Charts and diagrams as code
#####
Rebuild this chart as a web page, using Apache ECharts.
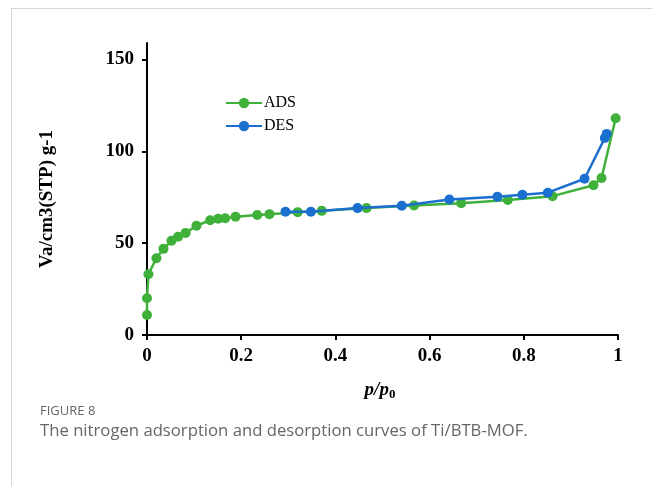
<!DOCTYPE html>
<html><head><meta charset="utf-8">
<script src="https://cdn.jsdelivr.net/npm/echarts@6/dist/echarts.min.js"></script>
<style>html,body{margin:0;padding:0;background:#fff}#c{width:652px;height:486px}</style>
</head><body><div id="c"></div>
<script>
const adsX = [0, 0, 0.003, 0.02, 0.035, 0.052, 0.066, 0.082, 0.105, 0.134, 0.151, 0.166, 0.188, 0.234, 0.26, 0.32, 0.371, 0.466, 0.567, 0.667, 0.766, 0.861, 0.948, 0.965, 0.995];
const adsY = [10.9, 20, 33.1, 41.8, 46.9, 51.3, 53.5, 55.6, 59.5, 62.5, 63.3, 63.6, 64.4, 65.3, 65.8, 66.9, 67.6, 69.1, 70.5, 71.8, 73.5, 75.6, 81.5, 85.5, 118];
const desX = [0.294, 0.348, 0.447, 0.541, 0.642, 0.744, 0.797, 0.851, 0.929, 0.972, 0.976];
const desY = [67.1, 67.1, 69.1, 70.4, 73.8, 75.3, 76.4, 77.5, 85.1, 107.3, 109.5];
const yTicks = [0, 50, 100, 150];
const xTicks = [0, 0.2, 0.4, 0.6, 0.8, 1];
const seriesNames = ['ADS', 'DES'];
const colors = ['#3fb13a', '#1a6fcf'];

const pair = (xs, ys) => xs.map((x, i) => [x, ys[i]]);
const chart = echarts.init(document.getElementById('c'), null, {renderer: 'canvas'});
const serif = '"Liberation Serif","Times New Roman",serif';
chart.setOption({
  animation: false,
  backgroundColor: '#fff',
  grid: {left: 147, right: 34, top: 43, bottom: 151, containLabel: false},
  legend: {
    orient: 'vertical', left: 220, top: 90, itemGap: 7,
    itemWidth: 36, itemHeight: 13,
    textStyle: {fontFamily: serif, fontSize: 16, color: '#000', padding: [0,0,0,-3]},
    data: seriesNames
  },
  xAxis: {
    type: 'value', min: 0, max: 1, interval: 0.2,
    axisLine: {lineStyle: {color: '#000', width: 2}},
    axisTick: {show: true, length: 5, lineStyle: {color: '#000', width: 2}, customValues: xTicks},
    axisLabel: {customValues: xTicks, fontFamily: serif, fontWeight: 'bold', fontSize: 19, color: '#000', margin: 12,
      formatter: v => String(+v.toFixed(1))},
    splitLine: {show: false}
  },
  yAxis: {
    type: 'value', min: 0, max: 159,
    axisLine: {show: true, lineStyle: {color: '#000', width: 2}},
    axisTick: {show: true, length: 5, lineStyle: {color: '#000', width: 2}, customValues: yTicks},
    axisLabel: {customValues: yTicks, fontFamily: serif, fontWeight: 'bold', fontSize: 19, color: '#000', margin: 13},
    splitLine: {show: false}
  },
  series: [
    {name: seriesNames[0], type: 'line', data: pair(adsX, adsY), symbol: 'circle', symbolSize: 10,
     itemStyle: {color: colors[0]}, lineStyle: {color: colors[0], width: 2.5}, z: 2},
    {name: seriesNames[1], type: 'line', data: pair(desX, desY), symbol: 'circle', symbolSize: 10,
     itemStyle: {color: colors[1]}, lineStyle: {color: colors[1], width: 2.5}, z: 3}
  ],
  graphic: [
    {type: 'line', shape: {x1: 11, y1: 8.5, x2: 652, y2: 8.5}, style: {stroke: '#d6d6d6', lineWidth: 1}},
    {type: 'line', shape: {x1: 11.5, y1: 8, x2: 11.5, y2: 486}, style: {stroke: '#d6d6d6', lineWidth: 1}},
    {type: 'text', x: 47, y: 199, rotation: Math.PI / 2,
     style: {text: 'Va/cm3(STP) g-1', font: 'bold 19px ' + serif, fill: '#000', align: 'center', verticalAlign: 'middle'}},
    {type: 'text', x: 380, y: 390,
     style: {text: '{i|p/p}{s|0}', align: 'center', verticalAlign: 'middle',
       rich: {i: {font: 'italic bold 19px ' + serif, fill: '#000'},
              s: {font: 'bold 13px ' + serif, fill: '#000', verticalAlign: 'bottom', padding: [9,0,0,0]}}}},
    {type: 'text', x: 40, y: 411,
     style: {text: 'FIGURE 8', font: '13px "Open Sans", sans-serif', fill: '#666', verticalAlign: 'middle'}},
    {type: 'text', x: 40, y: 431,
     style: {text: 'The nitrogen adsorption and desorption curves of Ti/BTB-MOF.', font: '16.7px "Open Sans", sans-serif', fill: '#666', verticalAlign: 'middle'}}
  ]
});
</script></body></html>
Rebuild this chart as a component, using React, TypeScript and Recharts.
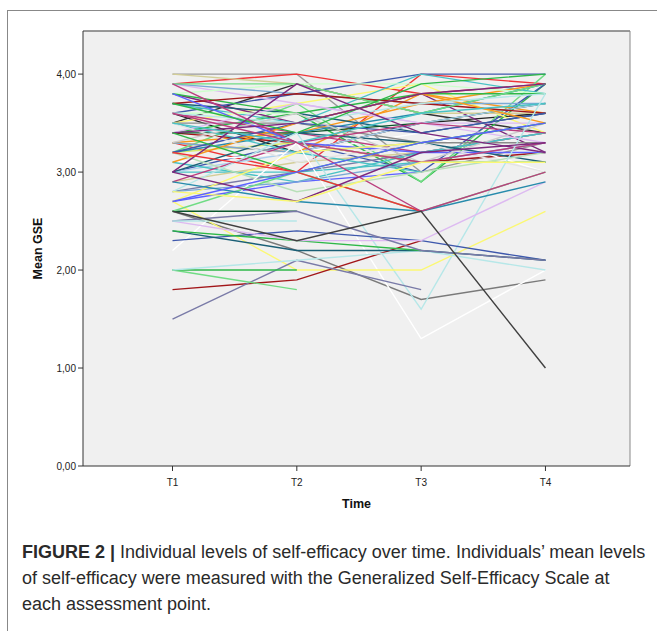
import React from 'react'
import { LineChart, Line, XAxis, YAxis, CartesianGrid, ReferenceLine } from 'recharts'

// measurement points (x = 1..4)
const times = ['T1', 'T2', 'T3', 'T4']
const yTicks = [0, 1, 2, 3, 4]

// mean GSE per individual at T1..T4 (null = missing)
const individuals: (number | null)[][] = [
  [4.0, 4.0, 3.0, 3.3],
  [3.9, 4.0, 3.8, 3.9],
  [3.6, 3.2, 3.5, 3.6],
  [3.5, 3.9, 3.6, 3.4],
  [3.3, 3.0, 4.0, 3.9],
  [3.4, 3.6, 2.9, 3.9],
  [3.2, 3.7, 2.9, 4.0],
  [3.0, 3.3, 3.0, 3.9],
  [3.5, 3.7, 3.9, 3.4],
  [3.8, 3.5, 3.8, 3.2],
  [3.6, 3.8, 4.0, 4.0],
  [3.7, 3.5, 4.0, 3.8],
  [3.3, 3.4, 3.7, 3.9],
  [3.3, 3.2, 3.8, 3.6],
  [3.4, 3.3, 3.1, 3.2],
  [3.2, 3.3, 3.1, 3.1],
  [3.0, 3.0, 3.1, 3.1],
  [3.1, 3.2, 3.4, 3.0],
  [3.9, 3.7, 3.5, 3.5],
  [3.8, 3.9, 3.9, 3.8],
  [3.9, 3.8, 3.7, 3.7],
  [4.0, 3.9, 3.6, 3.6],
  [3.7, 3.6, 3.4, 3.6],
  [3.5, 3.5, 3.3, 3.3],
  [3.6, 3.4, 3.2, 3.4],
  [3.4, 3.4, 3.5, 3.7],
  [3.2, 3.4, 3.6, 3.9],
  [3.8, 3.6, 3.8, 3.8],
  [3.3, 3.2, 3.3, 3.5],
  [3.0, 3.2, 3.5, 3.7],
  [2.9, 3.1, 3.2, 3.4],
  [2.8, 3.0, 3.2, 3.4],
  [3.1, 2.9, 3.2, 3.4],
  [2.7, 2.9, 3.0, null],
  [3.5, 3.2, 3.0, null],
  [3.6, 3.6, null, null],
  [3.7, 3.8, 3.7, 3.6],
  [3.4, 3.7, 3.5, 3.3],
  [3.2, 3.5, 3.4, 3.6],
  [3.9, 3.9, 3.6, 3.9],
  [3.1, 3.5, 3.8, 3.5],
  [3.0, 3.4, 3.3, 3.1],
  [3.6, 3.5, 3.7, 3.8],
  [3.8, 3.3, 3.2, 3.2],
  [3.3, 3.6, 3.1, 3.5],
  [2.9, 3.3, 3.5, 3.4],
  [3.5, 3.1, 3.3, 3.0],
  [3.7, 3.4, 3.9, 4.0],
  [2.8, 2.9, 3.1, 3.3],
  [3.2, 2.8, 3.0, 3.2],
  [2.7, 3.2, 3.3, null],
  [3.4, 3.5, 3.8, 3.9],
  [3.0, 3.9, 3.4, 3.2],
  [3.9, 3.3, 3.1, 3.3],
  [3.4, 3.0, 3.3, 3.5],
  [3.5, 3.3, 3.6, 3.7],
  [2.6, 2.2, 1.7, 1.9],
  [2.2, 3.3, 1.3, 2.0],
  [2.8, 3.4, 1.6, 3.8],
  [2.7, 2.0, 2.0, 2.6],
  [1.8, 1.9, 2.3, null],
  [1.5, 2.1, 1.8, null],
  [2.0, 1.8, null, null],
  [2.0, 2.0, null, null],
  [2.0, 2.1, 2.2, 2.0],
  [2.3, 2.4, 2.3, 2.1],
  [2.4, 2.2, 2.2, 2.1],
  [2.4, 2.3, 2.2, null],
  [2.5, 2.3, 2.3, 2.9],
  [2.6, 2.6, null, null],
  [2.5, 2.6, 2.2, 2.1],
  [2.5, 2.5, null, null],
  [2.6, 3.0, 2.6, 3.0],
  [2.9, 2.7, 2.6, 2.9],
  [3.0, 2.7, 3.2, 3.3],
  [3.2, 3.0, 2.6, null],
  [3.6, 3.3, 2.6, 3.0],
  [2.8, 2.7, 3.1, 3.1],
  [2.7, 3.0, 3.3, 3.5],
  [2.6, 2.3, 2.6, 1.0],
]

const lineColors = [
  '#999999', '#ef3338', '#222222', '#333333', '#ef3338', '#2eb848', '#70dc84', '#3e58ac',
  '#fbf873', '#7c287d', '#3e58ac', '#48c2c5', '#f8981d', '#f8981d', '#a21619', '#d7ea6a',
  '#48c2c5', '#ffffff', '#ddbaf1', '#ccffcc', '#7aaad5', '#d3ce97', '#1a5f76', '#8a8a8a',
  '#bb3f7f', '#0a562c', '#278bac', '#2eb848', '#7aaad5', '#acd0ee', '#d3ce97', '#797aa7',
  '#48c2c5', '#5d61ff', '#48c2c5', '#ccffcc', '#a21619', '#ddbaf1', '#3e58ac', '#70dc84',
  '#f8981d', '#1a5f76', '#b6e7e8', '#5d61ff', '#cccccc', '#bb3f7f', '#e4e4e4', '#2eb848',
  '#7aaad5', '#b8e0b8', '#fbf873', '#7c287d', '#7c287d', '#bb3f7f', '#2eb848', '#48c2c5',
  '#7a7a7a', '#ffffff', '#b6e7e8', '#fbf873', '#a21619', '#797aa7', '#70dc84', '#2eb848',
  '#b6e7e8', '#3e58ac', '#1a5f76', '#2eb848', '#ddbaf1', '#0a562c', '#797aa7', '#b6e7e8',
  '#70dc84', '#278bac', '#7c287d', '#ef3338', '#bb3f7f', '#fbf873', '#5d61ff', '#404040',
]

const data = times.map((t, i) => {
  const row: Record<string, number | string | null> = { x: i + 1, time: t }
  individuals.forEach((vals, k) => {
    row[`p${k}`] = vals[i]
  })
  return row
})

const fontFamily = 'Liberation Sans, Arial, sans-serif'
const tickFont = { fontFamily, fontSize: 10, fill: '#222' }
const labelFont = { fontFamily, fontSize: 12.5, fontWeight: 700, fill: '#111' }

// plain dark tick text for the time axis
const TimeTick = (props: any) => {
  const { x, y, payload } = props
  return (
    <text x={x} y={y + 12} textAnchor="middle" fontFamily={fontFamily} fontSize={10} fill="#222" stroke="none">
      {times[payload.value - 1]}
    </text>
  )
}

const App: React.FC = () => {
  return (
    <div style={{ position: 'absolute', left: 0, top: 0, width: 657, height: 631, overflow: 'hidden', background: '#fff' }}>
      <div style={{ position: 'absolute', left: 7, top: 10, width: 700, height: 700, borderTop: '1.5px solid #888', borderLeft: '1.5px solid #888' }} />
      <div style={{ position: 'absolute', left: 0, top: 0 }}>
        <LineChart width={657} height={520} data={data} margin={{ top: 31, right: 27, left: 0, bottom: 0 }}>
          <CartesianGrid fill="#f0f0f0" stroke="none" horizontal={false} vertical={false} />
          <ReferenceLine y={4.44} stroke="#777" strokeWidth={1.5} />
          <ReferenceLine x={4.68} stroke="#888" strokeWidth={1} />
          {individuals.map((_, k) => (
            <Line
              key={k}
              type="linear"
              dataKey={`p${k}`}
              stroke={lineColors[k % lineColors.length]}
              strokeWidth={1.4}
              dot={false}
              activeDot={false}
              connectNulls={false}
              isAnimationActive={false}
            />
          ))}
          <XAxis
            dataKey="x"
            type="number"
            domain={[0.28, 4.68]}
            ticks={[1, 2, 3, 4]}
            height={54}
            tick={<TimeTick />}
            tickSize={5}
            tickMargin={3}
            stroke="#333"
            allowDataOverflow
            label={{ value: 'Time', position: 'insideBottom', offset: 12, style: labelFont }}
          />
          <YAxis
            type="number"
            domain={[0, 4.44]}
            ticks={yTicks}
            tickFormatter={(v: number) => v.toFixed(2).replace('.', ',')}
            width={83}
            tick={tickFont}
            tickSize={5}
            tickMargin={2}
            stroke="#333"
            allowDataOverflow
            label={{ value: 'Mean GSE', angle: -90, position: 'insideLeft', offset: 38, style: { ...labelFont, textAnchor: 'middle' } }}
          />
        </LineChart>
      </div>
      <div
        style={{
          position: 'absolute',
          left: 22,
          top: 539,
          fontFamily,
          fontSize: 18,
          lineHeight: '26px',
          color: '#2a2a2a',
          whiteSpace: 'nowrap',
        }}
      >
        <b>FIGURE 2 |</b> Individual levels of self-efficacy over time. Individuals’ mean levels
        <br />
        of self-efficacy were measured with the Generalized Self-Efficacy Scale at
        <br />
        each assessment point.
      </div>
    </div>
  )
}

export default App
#####
**To be done**: Collect each line holding the string "this".

**Answer for the task**:
Rebuild this chart as a web page, using Apache ECharts.
Rebuild this chart as a component, using React, TypeScript and Recharts.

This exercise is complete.